Problem description: Tally the lines that hold the string "page", and reply with the count alone.

Begin Provided material

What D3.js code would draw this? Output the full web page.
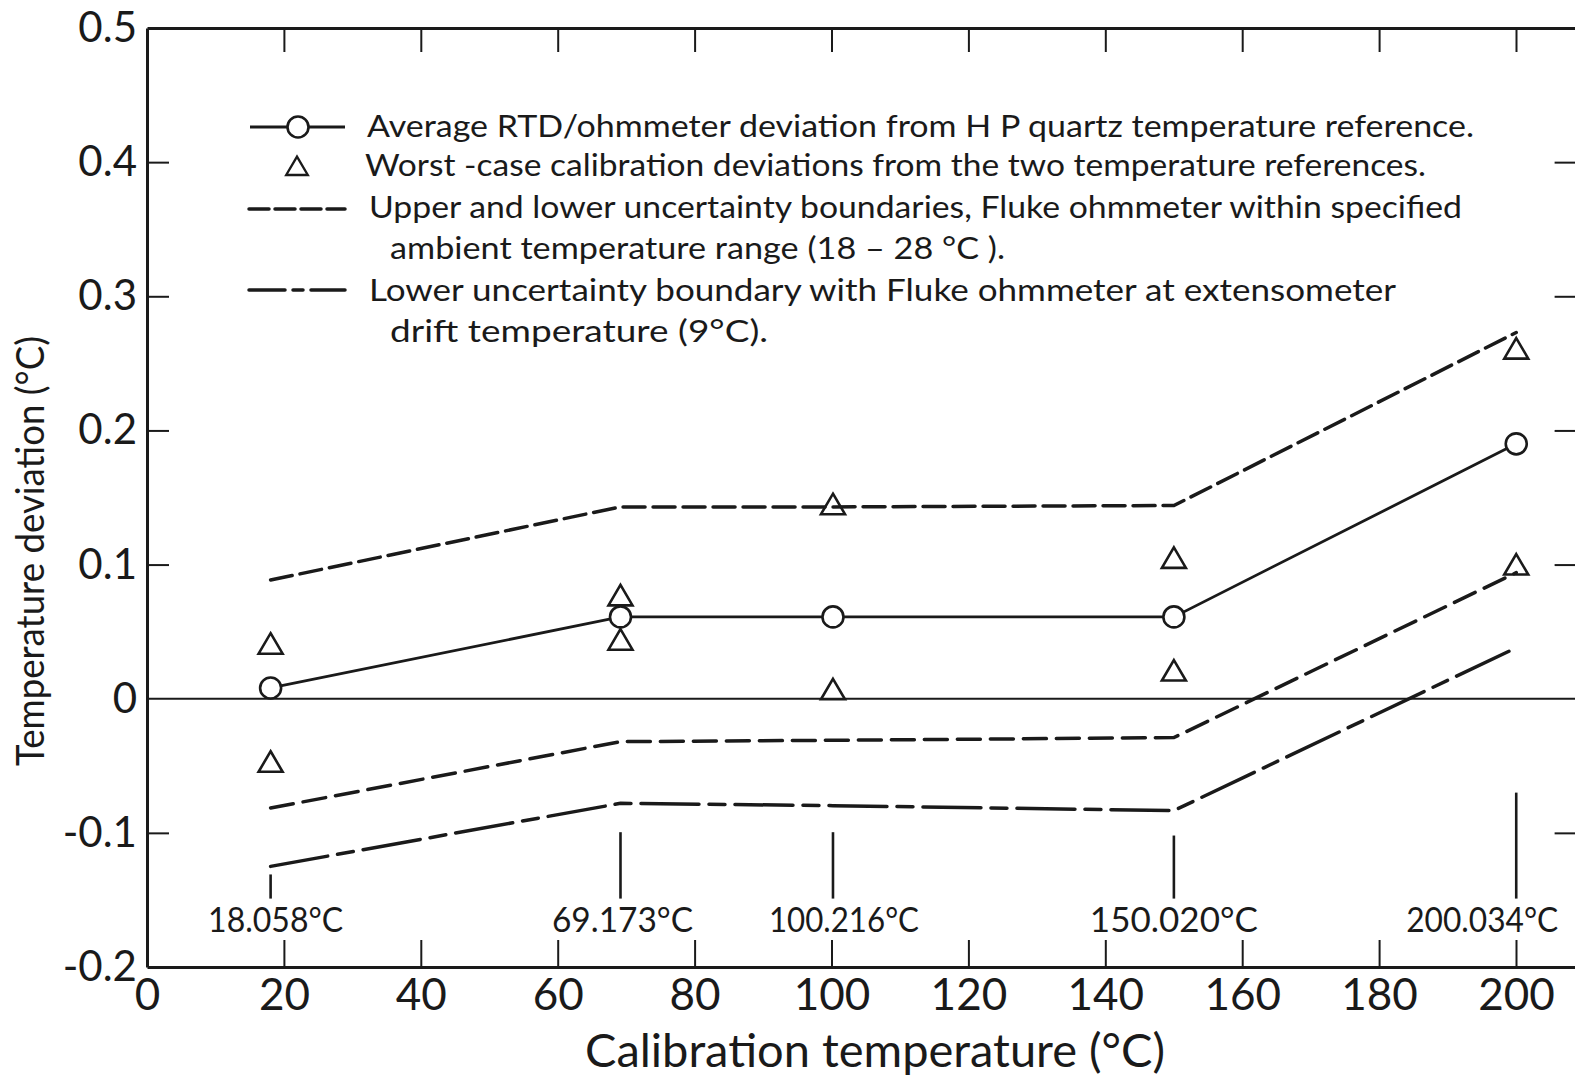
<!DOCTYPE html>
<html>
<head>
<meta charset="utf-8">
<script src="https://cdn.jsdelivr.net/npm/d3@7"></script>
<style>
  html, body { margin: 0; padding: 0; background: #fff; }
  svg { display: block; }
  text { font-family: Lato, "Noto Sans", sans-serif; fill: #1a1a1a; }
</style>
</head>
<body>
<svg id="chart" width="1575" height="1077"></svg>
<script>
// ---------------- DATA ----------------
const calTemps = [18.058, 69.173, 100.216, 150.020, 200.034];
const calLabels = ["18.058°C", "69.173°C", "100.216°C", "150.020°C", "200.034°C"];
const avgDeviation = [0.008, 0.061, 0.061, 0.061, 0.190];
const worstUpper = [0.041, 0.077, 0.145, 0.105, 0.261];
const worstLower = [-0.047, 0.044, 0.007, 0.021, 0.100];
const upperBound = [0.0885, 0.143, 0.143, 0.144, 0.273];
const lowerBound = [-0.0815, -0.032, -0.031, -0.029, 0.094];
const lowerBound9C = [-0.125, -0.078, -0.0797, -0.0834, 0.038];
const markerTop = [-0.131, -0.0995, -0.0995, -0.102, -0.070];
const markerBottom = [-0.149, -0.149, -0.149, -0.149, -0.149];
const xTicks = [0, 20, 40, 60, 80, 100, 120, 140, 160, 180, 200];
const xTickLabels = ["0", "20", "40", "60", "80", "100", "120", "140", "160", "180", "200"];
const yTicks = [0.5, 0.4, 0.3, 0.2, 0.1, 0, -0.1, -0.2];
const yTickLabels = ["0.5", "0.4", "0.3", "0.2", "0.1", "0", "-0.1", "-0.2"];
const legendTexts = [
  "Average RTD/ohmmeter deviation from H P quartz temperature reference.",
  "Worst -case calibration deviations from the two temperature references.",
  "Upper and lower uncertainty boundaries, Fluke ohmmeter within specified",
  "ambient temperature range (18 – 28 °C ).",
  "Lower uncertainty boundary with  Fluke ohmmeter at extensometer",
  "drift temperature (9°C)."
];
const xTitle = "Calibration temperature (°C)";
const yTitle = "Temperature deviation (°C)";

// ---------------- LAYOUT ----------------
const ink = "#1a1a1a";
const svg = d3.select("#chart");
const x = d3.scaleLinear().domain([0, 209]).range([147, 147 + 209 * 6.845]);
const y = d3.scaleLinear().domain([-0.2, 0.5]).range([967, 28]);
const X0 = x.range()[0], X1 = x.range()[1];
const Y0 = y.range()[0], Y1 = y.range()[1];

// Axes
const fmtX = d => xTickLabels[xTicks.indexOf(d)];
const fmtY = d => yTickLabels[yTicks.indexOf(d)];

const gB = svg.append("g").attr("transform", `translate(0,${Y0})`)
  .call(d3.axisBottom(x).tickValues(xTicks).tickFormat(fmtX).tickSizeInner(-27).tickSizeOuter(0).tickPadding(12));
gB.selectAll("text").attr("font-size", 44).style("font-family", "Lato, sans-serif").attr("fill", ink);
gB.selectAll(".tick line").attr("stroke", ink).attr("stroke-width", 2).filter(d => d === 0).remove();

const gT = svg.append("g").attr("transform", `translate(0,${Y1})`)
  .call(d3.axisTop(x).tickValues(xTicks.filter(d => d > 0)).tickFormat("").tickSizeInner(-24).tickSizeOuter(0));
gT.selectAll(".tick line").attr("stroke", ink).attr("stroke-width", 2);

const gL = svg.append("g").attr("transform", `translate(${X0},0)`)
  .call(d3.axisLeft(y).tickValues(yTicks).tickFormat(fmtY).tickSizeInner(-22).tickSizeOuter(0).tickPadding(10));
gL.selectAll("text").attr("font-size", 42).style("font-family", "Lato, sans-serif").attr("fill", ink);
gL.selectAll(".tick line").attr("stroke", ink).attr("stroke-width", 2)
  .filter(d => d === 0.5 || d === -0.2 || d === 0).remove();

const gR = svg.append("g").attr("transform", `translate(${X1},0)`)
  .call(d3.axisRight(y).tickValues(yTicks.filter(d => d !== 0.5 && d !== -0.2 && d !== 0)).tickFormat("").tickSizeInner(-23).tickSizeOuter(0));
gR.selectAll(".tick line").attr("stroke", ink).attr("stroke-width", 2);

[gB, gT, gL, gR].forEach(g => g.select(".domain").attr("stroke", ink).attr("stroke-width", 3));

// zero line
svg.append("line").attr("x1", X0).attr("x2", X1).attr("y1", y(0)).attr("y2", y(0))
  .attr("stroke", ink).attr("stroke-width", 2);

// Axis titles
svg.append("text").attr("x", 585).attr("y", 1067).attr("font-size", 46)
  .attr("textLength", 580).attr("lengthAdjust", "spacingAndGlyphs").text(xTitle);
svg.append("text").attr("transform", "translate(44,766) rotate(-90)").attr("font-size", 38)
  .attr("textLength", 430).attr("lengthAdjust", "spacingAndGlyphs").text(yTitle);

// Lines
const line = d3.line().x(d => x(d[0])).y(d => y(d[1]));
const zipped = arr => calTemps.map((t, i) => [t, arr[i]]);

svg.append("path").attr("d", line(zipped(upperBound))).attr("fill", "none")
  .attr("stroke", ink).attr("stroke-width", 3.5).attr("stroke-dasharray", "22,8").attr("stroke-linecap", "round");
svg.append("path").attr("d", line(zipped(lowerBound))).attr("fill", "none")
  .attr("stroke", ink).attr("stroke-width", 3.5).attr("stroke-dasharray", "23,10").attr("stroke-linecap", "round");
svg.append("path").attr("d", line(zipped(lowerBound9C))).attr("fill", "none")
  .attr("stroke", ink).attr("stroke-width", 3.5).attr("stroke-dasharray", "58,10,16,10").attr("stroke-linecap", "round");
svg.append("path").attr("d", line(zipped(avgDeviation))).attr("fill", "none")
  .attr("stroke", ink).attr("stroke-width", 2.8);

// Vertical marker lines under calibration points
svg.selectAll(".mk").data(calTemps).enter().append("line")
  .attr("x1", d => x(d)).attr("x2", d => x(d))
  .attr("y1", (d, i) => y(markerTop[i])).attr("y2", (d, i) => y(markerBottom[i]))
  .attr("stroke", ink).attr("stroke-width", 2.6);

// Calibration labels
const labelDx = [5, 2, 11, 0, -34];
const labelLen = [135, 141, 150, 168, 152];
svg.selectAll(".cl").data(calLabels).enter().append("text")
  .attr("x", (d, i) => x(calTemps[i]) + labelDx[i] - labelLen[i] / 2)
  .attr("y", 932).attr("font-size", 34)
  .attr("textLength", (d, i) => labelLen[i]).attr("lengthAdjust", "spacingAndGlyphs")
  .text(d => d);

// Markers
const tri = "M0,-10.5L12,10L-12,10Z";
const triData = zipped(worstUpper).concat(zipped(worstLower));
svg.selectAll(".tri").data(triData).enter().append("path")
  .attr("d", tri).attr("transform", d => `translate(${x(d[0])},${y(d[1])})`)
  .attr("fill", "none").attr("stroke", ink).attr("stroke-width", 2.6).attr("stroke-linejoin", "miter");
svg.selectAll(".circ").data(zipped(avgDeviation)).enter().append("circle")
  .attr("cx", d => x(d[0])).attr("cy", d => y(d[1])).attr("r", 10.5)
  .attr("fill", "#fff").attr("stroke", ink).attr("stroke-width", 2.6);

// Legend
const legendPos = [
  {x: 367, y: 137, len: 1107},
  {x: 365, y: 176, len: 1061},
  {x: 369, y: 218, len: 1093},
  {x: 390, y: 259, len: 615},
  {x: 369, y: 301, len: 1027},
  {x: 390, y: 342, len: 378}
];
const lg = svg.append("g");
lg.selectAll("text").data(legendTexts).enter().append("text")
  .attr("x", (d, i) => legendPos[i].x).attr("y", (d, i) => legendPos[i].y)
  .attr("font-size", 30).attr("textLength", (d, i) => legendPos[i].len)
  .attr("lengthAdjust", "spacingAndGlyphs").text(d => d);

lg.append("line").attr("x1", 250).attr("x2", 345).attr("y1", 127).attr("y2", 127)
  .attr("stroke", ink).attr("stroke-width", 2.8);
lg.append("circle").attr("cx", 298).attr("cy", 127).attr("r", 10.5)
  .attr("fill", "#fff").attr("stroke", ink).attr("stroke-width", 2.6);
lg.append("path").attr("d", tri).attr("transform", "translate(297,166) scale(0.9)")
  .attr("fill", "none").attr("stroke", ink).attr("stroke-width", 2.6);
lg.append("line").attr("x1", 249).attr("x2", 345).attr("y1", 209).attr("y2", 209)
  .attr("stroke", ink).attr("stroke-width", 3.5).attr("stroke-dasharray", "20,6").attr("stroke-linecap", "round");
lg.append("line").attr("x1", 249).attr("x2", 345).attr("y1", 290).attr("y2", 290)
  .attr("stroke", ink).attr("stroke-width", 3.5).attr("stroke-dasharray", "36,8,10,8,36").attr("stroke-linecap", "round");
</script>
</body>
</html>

End Provided material
Begin Provided material

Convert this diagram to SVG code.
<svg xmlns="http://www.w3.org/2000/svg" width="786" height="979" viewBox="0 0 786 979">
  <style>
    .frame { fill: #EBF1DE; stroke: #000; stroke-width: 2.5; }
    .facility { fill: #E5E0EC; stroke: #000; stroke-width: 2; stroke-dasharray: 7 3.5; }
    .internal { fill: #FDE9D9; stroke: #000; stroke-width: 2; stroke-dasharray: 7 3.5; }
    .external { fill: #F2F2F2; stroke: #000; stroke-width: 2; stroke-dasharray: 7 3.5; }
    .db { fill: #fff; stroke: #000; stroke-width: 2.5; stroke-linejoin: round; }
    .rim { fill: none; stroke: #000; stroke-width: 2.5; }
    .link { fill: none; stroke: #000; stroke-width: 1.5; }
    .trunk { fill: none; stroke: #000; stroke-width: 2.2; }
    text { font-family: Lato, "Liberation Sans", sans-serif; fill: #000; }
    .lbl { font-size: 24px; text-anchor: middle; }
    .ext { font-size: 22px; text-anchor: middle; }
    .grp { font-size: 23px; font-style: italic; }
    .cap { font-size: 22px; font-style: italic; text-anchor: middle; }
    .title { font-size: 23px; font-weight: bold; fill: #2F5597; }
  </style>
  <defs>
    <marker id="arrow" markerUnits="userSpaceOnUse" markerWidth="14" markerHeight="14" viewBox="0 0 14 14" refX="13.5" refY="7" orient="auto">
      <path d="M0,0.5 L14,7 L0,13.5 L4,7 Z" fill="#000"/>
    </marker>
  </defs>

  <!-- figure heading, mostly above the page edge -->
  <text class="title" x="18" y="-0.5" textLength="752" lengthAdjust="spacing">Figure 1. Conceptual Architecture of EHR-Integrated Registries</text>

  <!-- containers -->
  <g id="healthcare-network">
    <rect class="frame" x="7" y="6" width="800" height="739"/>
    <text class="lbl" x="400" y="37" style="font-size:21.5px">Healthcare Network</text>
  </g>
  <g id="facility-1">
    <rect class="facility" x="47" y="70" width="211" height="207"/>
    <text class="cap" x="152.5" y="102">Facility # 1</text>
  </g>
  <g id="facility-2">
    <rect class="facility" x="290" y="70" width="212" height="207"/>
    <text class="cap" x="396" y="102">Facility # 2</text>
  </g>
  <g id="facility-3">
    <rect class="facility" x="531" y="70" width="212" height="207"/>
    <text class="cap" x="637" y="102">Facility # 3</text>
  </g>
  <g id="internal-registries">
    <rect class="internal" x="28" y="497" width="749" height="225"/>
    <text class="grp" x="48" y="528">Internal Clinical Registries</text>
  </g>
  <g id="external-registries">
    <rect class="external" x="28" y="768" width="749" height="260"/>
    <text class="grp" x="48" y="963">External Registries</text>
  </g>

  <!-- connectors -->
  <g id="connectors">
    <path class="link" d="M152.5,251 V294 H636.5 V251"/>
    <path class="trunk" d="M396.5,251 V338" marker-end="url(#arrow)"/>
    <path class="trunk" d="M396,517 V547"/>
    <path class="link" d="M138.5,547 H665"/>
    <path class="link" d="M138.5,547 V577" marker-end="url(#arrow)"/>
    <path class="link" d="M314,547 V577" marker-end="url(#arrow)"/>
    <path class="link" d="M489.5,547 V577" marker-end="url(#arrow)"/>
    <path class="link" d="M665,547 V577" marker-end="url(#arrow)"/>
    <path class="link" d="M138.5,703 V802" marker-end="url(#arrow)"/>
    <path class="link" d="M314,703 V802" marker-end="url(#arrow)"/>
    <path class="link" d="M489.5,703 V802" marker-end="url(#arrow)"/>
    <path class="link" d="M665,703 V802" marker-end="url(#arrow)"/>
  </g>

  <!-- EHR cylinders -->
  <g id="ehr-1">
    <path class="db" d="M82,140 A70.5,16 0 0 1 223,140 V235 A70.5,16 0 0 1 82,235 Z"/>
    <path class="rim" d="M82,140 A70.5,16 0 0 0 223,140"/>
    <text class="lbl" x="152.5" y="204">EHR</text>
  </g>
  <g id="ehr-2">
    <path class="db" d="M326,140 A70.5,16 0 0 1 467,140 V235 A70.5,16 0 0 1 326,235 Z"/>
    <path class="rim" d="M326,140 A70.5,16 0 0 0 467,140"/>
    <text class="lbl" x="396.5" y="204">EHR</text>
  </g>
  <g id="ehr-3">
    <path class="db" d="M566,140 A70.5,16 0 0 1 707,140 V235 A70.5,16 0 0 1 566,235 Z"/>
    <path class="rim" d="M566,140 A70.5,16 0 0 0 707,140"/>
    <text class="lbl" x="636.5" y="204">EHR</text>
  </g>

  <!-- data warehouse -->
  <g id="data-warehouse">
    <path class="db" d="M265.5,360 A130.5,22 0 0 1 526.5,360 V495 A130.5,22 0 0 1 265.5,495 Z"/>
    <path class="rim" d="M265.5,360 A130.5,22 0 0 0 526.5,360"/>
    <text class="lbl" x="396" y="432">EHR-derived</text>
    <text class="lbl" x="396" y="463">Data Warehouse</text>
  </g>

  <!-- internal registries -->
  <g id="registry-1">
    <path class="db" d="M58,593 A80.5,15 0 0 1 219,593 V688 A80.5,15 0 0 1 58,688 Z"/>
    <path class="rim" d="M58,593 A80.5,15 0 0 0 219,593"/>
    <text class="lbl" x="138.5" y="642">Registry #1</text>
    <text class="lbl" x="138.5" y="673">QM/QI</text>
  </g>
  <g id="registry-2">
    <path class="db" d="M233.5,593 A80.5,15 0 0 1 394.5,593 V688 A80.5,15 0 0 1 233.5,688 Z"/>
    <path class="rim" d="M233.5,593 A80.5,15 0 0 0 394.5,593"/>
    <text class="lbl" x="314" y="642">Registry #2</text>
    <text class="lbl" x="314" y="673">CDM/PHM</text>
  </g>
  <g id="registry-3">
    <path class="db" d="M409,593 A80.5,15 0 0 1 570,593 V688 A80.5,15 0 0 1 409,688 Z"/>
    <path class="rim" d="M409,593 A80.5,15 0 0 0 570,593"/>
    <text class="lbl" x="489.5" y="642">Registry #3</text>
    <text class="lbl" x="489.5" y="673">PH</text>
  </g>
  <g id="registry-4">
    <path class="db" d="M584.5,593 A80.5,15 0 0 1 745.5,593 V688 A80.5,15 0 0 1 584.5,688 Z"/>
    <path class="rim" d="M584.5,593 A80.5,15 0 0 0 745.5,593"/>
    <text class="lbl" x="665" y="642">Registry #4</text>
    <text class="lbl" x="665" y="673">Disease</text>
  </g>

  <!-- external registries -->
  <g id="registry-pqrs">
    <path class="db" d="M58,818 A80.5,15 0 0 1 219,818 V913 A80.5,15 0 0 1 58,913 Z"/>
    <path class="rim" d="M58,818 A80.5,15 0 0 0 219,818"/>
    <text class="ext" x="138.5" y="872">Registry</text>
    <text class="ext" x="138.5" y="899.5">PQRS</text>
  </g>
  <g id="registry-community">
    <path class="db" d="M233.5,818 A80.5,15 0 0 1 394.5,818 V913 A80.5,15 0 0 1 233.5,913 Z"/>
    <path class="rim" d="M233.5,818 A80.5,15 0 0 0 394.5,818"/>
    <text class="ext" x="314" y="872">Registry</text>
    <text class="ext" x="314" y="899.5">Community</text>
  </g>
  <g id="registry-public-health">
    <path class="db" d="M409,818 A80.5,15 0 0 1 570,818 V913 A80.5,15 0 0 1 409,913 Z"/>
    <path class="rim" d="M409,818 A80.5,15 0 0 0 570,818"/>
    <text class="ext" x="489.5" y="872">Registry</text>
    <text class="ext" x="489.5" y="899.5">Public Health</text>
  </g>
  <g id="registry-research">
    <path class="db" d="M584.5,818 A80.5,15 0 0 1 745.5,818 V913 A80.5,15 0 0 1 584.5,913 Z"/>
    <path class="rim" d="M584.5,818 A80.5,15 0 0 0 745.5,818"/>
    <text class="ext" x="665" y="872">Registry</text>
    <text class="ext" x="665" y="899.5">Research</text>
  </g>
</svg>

End Provided material

Problem solution: 2